Skip to content

These functions can be used to do basic calculations with or without case weights.

Usage

get_case_weights(info, .data, call = rlang::caller_env())

averages(x, wts = NULL, na_rm = TRUE)

medians(x, wts = NULL)

variances(x, wts = NULL, na_rm = TRUE)

correlations(x, wts = NULL, use = "everything", method = "pearson")

covariances(x, wts = NULL, use = "everything", method = "pearson")

pca_wts(x, wts = NULL)

are_weights_used(wts, unsupervised = FALSE)

Arguments

info

A data frame from the info argument within steps

.data

The training data

call

The execution environment of a currently running function, e.g. caller_env(). The function will be mentioned in error messages as the source of the error. See the call argument of abort() for more information.

x

A numeric vector or a data frame

wts

A vector of case weights

na_rm

A logical value indicating whether NA values should be removed during computations.

use

Used by correlations() or covariances() to pass argument to cor() or cov()

method

Used by correlations() or covariances() to pass argument to cor() or cov()

unsupervised

Can the step handle unsupervised weights

Details

get_case_weights() is designed for developers of recipe steps, to return a column with the role of "case weight" as a vector.

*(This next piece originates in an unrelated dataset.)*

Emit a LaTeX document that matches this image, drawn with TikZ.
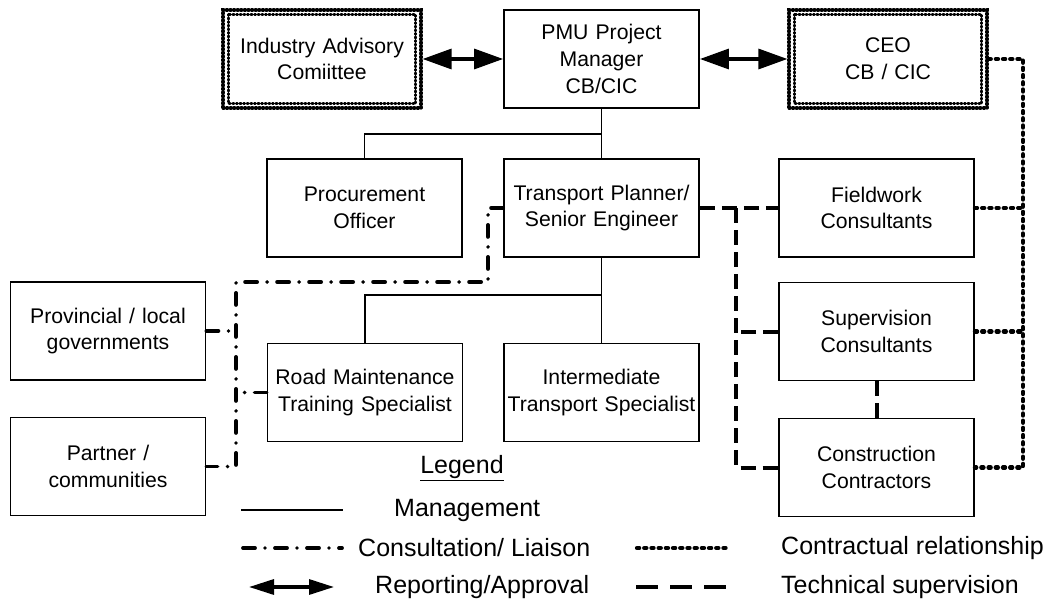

For the other functions, rows with missing case weights are removed from calculations.

For averages() and variances(), missing values in the data (not the case weights) only affect the calculations for those rows. For correlations(), the correlation matrix computation first removes rows with any missing values (equal to the "complete.obs" strategy in stats::cor()).

are_weights_used() is designed for developers of recipe steps and is used inside print method to determine how printing should be done.